その由井が安田善次郎に関する戦前の資料、ほぼ手付かずで保存されていた本人直筆の「手控(メモ)」、日記などの膨大な資料をもとにして伝記的にまとめたのが本書です。
「果報は練って待て」とはまるで言葉遊びのようですが、これは安田善次郎の処世訓です。「果報は寝て待て」とよく耳にしますが、何もせずにただ寝ているだけでいい結果が降って湧いてくるわけがありません。運を期待する前にとことん策を練り、やれることはすべてやりつくしておいてから、結果は気長に待つのがよいのだといいます。
- 著者
- 由井 常彦
- 出版日
- 2012-10-22
本書には先に紹介した本にも登場したような、安田善次郎が貧しい暮らしから商人として身を立て、やがて銀行家として大成功し、巨万の富を築くという成功物語が綴られていきます。
しかし、それだけでは終わりません。家族との関係に非常に悩まされていたことや、晩年は戦後の日本経済の混乱を立て直すためにと請われてなかなか引退できなかったこと、後継者に恵まれなかったことなど、彼の裏側まで知れる内容になっているのです。
また、彼は日本の経済人としては初めてテロの対象となり、暗殺されてしまいました。訪ねてきた人には誰でも門戸を開くというポリシーだったそうなのですが、それが仇となり、悪意を持った人を招きいれてしまったのです。事件の顛末についても本書に書かれています。
安田善次郎という人が日本の金融、経済界を発展へと導いていった生涯や、苦悩しながら困難に立ち向かったという知られざる一面を知ることのできる一冊です。

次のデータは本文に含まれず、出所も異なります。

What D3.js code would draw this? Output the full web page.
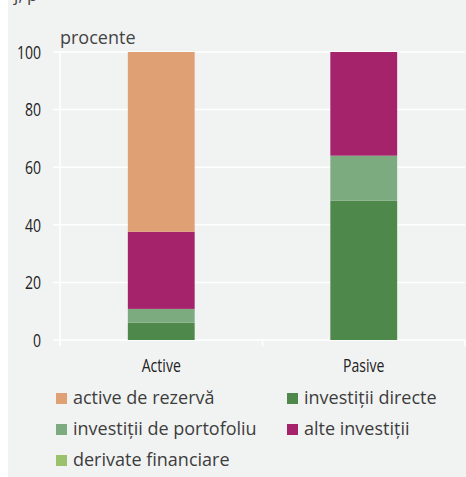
<!DOCTYPE html>
<html>
<head>
<meta charset="utf-8">
<script src="https://cdn.jsdelivr.net/npm/d3@7"></script>
<style>
  html, body { margin: 0; padding: 0; background: #ffffff; }
  svg { display: block; }
</style>
</head>
<body>
<script>
// ---- data ----
const categories = ["Active", "Pasive"];
const seriesNames = ["investiții directe", "investiții de portofoliu", "derivate financiare", "alte investiții", "active de rezervă"];
const directe    = [6.0, 48.4];
const portofoliu = [4.8, 15.6];
const derivate   = [0.0, 0.0];
const alte       = [26.8, 36.0];
const rezerva    = [62.4, 0.0];
const yTicks = [0, 20, 40, 60, 80, 100];
const unitLabel = "procente";
const legendOrder = ["active de rezervă", "investiții directe", "investiții de portofoliu", "alte investiții", "derivate financiare"];

const colors = {
  "investiții directe": "#4f884b",
  "investiții de portofoliu": "#7dab80",
  "derivate financiare": "#9bc16c",
  "alte investiții": "#a4236b",
  "active de rezervă": "#dfa173"
};

const rows = categories.map((c, i) => ({
  cat: c,
  "investiții directe": directe[i],
  "investiții de portofoliu": portofoliu[i],
  "derivate financiare": derivate[i],
  "alte investiții": alte[i],
  "active de rezervă": rezerva[i]
}));

const W = 466, H = 477;
const svg = d3.select("body").append("svg").attr("width", W).attr("height", H);

// background panel
svg.append("rect").attr("x", 8).attr("y", 0).attr("width", W - 8).attr("height", H).attr("fill", "#f1f3f2");

// clipped fragment of preceding title
svg.append("text").attr("x", 14).attr("y", 1)
  .attr("font-family", "'Open Sans', sans-serif").attr("font-size", 17).attr("fill", "#444")
  .text("j, p");

const x0 = 60, x1 = 465, yTop = 52, yBot = 340;
const x = d3.scaleBand().domain(categories).range([x0, x1]).paddingInner(0).paddingOuter(0);
const y = d3.scaleLinear().domain([0, 100]).range([yBot, yTop]);

const condensed = "'Open Sans', 'Noto Sans', sans-serif";
const sx = 0.74;

// gridlines
svg.append("g").selectAll("line").data(yTicks).join("line")
  .attr("x1", 53).attr("x2", x1).attr("y1", d => y(d)).attr("y2", d => y(d))
  .attr("stroke", "#ffffff").attr("stroke-width", 1.5);

// y axis vertical line
svg.append("line").attr("x1", x0).attr("x2", x0).attr("y1", yTop).attr("y2", yBot + 6)
  .attr("stroke", "#ffffff").attr("stroke-width", 1.5);

// x axis ticks (band edges)
const edges = [x0, ...categories.map(c => x(c) + x.bandwidth())];
svg.append("g").selectAll("line").data(edges).join("line")
  .attr("x1", d => d).attr("x2", d => d).attr("y1", yBot).attr("y2", yBot + 6)
  .attr("stroke", "#ffffff").attr("stroke-width", 1.5);

// y tick labels (condensed via horizontal scale)
svg.append("g").selectAll("text").data(yTicks).join("text")
  .attr("transform", d => `translate(41,${y(d)}) scale(${sx},1)`)
  .attr("dy", "0.36em")
  .attr("text-anchor", "end").attr("font-family", condensed).attr("font-size", 19)
  .attr("font-weight", 500)
  .attr("fill", "#222").text(d => d);

// unit label
svg.append("text").attr("x", 60).attr("y", 44)
  .attr("font-family", "'Open Sans', sans-serif").attr("font-size", 18).attr("fill", "#444")
  .text(unitLabel);

// stacked bars
const stack = d3.stack().keys(seriesNames)(rows);
const barW = x.bandwidth() * 0.33;
svg.append("g").selectAll("g").data(stack).join("g")
  .attr("fill", d => colors[d.key])
  .selectAll("rect").data(d => d).join("rect")
  .attr("x", d => x(d.data.cat) + (x.bandwidth() - barW) / 2)
  .attr("width", barW)
  .attr("y", d => y(d[1]))
  .attr("height", d => Math.max(0, y(d[0]) - y(d[1])));

// x labels
svg.append("g").selectAll("text").data(categories).join("text")
  .attr("transform", d => `translate(${x(d) + x.bandwidth() / 2},372) scale(${sx},1)`)
  .attr("text-anchor", "middle").attr("font-family", condensed).attr("font-size", 19)
  .attr("font-weight", 500)
  .attr("fill", "#222").text(d => d);

// legend
const legPos = [[56, 398], [287, 398], [56, 429], [287, 429], [56, 460]];
const lg = svg.append("g").selectAll("g").data(legendOrder).join("g")
  .attr("transform", (d, i) => `translate(${legPos[i][0]},${legPos[i][1]})`);
lg.append("rect").attr("x", 0).attr("y", -5).attr("width", 11).attr("height", 11)
  .attr("fill", d => colors[d]);
lg.append("text").attr("x", 17).attr("y", 0).attr("dy", "0.35em")
  .attr("font-family", "'Open Sans', sans-serif").attr("font-size", 18).attr("fill", "#3d3d3d")
  .text(d => d);
</script>
</body>
</html>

一代で巨万の富を築いたことばかりがクローズアップされがちな安田善次郎ですが、日本社会へ多大なる貢献をしたひとりでもあります。銀行や投資といったシステムを日本に根付かせた立役者です。「ケチ安田」と称される一方でこれぞと思った事業には投資を惜しまず、いくつもの企業の再建を助けたり、地域発展の足がかりとなる事業を成功させたりもしています。
その貢献度を世間に広く知られてこなかった、という点でもとてもめずらしい人物です。ぜひご一読ください。